To be done:
Copy out every line exactly, passing over the pictures.

Raw data:
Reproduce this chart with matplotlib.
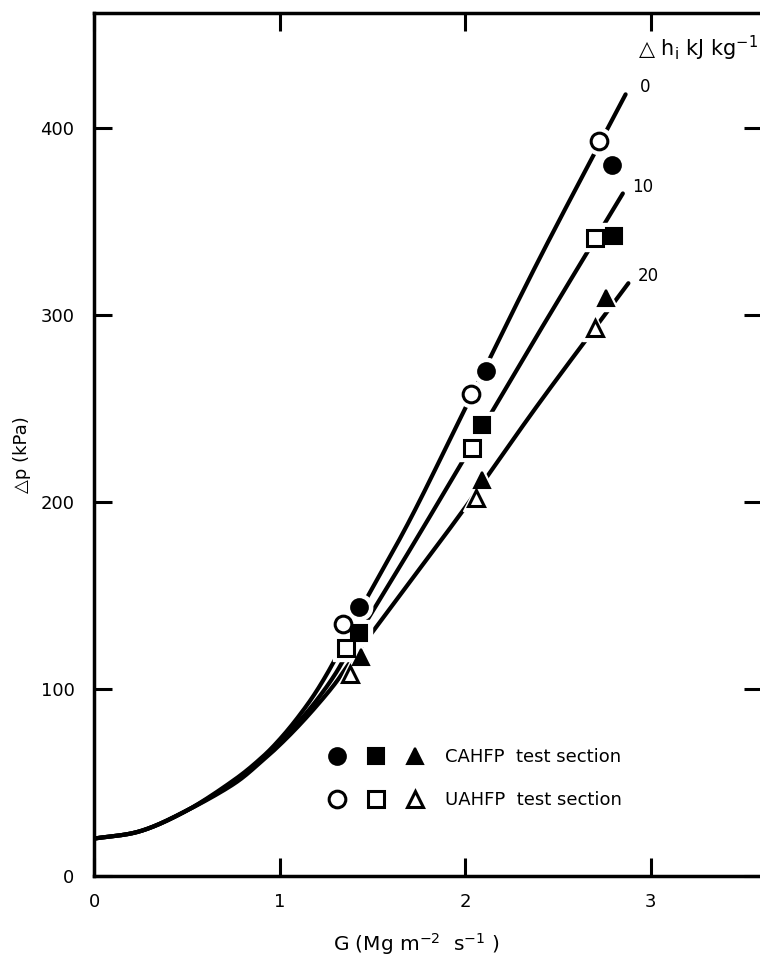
import numpy as np
import matplotlib
matplotlib.use("Agg")
import matplotlib.pyplot as plt
from matplotlib.legend_handler import HandlerTuple

plt.rcParams['font.family'] = ['DejaVu Sans']
plt.rcParams['mathtext.default'] = 'regular'

# ---- data ----
enthalpy_labels = ["0", "10", "20"]

# fitted curves (G in Mg m^-2 s^-1, dp in kPa)
curve_G_0 = [0, 0.25, 0.5, 0.75, 0.9, 1.0, 1.1, 1.2, 1.3, 1.4, 1.7, 2.0, 2.4, 2.865]
curve_dp_0 = [20, 24, 35, 51, 63, 73, 85, 99, 116, 136, 190, 250, 330, 418]
curve_G_10 = [0, 0.25, 0.5, 0.75, 0.9, 1.0, 1.1, 1.2, 1.3, 1.4, 1.7, 2.0, 2.4, 2.85]
curve_dp_10 = [20, 24, 35, 50, 62, 71, 82, 94, 108, 125, 174, 224, 291, 365]
curve_G_20 = [0, 0.25, 0.5, 0.75, 0.9, 1.0, 1.1, 1.2, 1.3, 1.4, 1.7, 2.0, 2.4, 2.88]
curve_dp_20 = [20, 24, 35, 49, 61, 70, 80, 91, 103, 117, 157, 197, 253, 317]

# CAHFP test section (filled markers)
cahfp_G_0 = [1.43, 2.11, 2.79]
cahfp_dp_0 = [144, 270, 380]
cahfp_G_10 = [1.43, 2.09, 2.80]
cahfp_dp_10 = [130, 241, 342]
cahfp_G_20 = [1.44, 2.09, 2.76]
cahfp_dp_20 = [117, 212, 309]

# UAHFP test section (open markers)
uahfp_G_0 = [1.34, 2.03, 2.72]
uahfp_dp_0 = [135, 258, 393]
uahfp_G_10 = [1.36, 2.035, 2.70]
uahfp_dp_10 = [122, 229, 341]
uahfp_G_20 = [1.38, 2.06, 2.70]
uahfp_dp_20 = [108, 202, 293]

x_ticks = [0, 1, 2, 3]
y_ticks = [0, 100, 200, 300, 400]
legend_labels = ["CAHFP  test section", "UAHFP  test section"]


def smooth(xs, ys, n=30):
    p = np.column_stack([xs, ys]).astype(float)
    m = np.zeros_like(p)
    m[1:-1] = (p[2:] - p[:-2]) / 2.0
    m[0] = p[1] - p[0]
    m[-1] = p[-1] - p[-2]
    out = []
    t = np.linspace(0, 1, n)
    h00 = 2 * t**3 - 3 * t**2 + 1
    h10 = t**3 - 2 * t**2 + t
    h01 = -2 * t**3 + 3 * t**2
    h11 = t**3 - t**2
    for i in range(len(p) - 1):
        seg = (h00[:, None] * p[i] + h10[:, None] * m[i]
               + h01[:, None] * p[i + 1] + h11[:, None] * m[i + 1])
        out.append(seg if i == 0 else seg[1:])
    out = np.vstack(out)
    return out[:, 0], out[:, 1]


fig = plt.figure(figsize=(7.6, 9.65), dpi=100)
L, R, B, T = 94, 762, 876, 13
ax = fig.add_axes([L / 760, (965 - B) / 965, (R - L) / 760, (B - T) / 965])
ax.set_xlim(0, 3.6)
ax.set_ylim(0, 461.5)

curves = [(curve_G_0, curve_dp_0), (curve_G_10, curve_dp_10), (curve_G_20, curve_dp_20)]
for (g, d), lab in zip(curves, enthalpy_labels):
    xs, ys = smooth(g, d)
    ax.plot(xs, ys, color='black', lw=3.0, solid_capstyle='round', zorder=2)
    ax.annotate(lab, xy=(g[-1], d[-1]), xytext=(14, 5), textcoords='offset points',
                ha='center', va='center', fontsize=12)

ms = 12
filled = [(cahfp_G_0, cahfp_dp_0, 'o'), (cahfp_G_10, cahfp_dp_10, 's'), (cahfp_G_20, cahfp_dp_20, '^')]
opened = [(uahfp_G_0, uahfp_dp_0, 'o'), (uahfp_G_10, uahfp_dp_10, 's'), (uahfp_G_20, uahfp_dp_20, '^')]
for g, d, mk in filled + opened:
    ax.plot(g, d, ls='none', marker=mk, ms=ms + 7, mfc='white', mec='white', zorder=3)
handles_f = []
handles_o = []
for g, d, mk in filled:
    h, = ax.plot(g, d, ls='none', marker=mk, ms=ms, mfc='black', mec='black', mew=1.5, zorder=4)
    handles_f.append(h)
for g, d, mk in opened:
    h, = ax.plot(g, d, ls='none', marker=mk, ms=ms, mfc='white', mec='black', mew=2.2, zorder=5)
    handles_o.append(h)

ax.set_xticks(x_ticks)
ax.set_xticklabels([str(v) for v in x_ticks])
ax.set_yticks(y_ticks)
ax.set_yticklabels([str(v) for v in y_ticks])
ax.tick_params(axis='both', direction='in', length=13, width=2.2, labelsize=13,
               top=True, right=True, labeltop=False, labelright=False)
ax.tick_params(axis='x', pad=12)
ax.tick_params(axis='y', pad=14)
for s in ['left', 'bottom', 'top', 'right']:
    ax.spines[s].set_linewidth(2.5)

fig.text(22 / 760, 1 - 455 / 965, "\u25b3p (kPa)", rotation=90, ha='center', va='center', fontsize=13)
fig.text(416 / 760, 1 - 944 / 965, "G (Mg m$^{-2}$  s$^{-1}$ )", ha='center', va='center', fontsize=14.5)
fig.text(758 / 760, 1 - 48 / 965, "\u25b3 h$_{i}$ kJ kg$^{-1}$", ha='right', va='center', fontsize=15)

leg = ax.legend([tuple(handles_f), tuple(handles_o)], legend_labels,
                handler_map={tuple: HandlerTuple(ndivide=None, pad=0.0)},
                loc='upper left', bbox_to_anchor=(317 / 760, 1 - 748 / 965),
                bbox_transform=fig.transFigure, frameon=False, fontsize=13,
                handlelength=6.5, handletextpad=0.6, labelspacing=1.4,
                borderpad=0, borderaxespad=0)

fig.savefig("out.png", dpi=100)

Correct result:
Reproduce this chart with matplotlib.
import numpy as np
import matplotlib
matplotlib.use("Agg")
import matplotlib.pyplot as plt
from matplotlib.legend_handler import HandlerTuple

plt.rcParams['font.family'] = ['DejaVu Sans']
plt.rcParams['mathtext.default'] = 'regular'

# ---- data ----
enthalpy_labels = ["0", "10", "20"]

# fitted curves (G in Mg m^-2 s^-1, dp in kPa)
curve_G_0 = [0, 0.25, 0.5, 0.75, 0.9, 1.0, 1.1, 1.2, 1.3, 1.4, 1.7, 2.0, 2.4, 2.865]
curve_dp_0 = [20, 24, 35, 51, 63, 73, 85, 99, 116, 136, 190, 250, 330, 418]
curve_G_10 = [0, 0.25, 0.5, 0.75, 0.9, 1.0, 1.1, 1.2, 1.3, 1.4, 1.7, 2.0, 2.4, 2.85]
curve_dp_10 = [20, 24, 35, 50, 62, 71, 82, 94, 108, 125, 174, 224, 291, 365]
curve_G_20 = [0, 0.25, 0.5, 0.75, 0.9, 1.0, 1.1, 1.2, 1.3, 1.4, 1.7, 2.0, 2.4, 2.88]
curve_dp_20 = [20, 24, 35, 49, 61, 70, 80, 91, 103, 117, 157, 197, 253, 317]

# CAHFP test section (filled markers)
cahfp_G_0 = [1.43, 2.11, 2.79]
cahfp_dp_0 = [144, 270, 380]
cahfp_G_10 = [1.43, 2.09, 2.80]
cahfp_dp_10 = [130, 241, 342]
cahfp_G_20 = [1.44, 2.09, 2.76]
cahfp_dp_20 = [117, 212, 309]

# UAHFP test section (open markers)
uahfp_G_0 = [1.34, 2.03, 2.72]
uahfp_dp_0 = [135, 258, 393]
uahfp_G_10 = [1.36, 2.035, 2.70]
uahfp_dp_10 = [122, 229, 341]
uahfp_G_20 = [1.38, 2.06, 2.70]
uahfp_dp_20 = [108, 202, 293]

x_ticks = [0, 1, 2, 3]
y_ticks = [0, 100, 200, 300, 400]
legend_labels = ["CAHFP  test section", "UAHFP  test section"]


def smooth(xs, ys, n=30):
    p = np.column_stack([xs, ys]).astype(float)
    m = np.zeros_like(p)
    m[1:-1] = (p[2:] - p[:-2]) / 2.0
    m[0] = p[1] - p[0]
    m[-1] = p[-1] - p[-2]
    out = []
    t = np.linspace(0, 1, n)
    h00 = 2 * t**3 - 3 * t**2 + 1
    h10 = t**3 - 2 * t**2 + t
    h01 = -2 * t**3 + 3 * t**2
    h11 = t**3 - t**2
    for i in range(len(p) - 1):
        seg = (h00[:, None] * p[i] + h10[:, None] * m[i]
               + h01[:, None] * p[i + 1] + h11[:, None] * m[i + 1])
        out.append(seg if i == 0 else seg[1:])
    out = np.vstack(out)
    return out[:, 0], out[:, 1]


fig = plt.figure(figsize=(7.6, 9.65), dpi=100)
L, R, B, T = 94, 762, 876, 13
ax = fig.add_axes([L / 760, (965 - B) / 965, (R - L) / 760, (B - T) / 965])
ax.set_xlim(0, 3.6)
ax.set_ylim(0, 461.5)

curves = [(curve_G_0, curve_dp_0), (curve_G_10, curve_dp_10), (curve_G_20, curve_dp_20)]
for (g, d), lab in zip(curves, enthalpy_labels):
    xs, ys = smooth(g, d)
    ax.plot(xs, ys, color='black', lw=3.0, solid_capstyle='round', zorder=2)
    ax.annotate(lab, xy=(g[-1], d[-1]), xytext=(14, 5), textcoords='offset points',
                ha='center', va='center', fontsize=12)

ms = 12
filled = [(cahfp_G_0, cahfp_dp_0, 'o'), (cahfp_G_10, cahfp_dp_10, 's'), (cahfp_G_20, cahfp_dp_20, '^')]
opened = [(uahfp_G_0, uahfp_dp_0, 'o'), (uahfp_G_10, uahfp_dp_10, 's'), (uahfp_G_20, uahfp_dp_20, '^')]
for g, d, mk in filled + opened:
    ax.plot(g, d, ls='none', marker=mk, ms=ms + 7, mfc='white', mec='white', zorder=3)
handles_f = []
handles_o = []
for g, d, mk in filled:
    h, = ax.plot(g, d, ls='none', marker=mk, ms=ms, mfc='black', mec='black', mew=1.5, zorder=4)
    handles_f.append(h)
for g, d, mk in opened:
    h, = ax.plot(g, d, ls='none', marker=mk, ms=ms, mfc='white', mec='black', mew=2.2, zorder=5)
    handles_o.append(h)

ax.set_xticks(x_ticks)
ax.set_xticklabels([str(v) for v in x_ticks])
ax.set_yticks(y_ticks)
ax.set_yticklabels([str(v) for v in y_ticks])
ax.tick_params(axis='both', direction='in', length=13, width=2.2, labelsize=13,
               top=True, right=True, labeltop=False, labelright=False)
ax.tick_params(axis='x', pad=12)
ax.tick_params(axis='y', pad=14)
for s in ['left', 'bottom', 'top', 'right']:
    ax.spines[s].set_linewidth(2.5)

fig.text(22 / 760, 1 - 455 / 965, "\u25b3p (kPa)", rotation=90, ha='center', va='center', fontsize=13)
fig.text(416 / 760, 1 - 944 / 965, "G (Mg m$^{-2}$  s$^{-1}$ )", ha='center', va='center', fontsize=14.5)
fig.text(758 / 760, 1 - 48 / 965, "\u25b3 h$_{i}$ kJ kg$^{-1}$", ha='right', va='center', fontsize=15)

leg = ax.legend([tuple(handles_f), tuple(handles_o)], legend_labels,
                handler_map={tuple: HandlerTuple(ndivide=None, pad=0.0)},
                loc='upper left', bbox_to_anchor=(317 / 760, 1 - 748 / 965),
                bbox_transform=fig.transFigure, frameon=False, fontsize=13,
                handlelength=6.5, handletextpad=0.6, labelspacing=1.4,
                borderpad=0, borderaxespad=0)

fig.savefig("out.png", dpi=100)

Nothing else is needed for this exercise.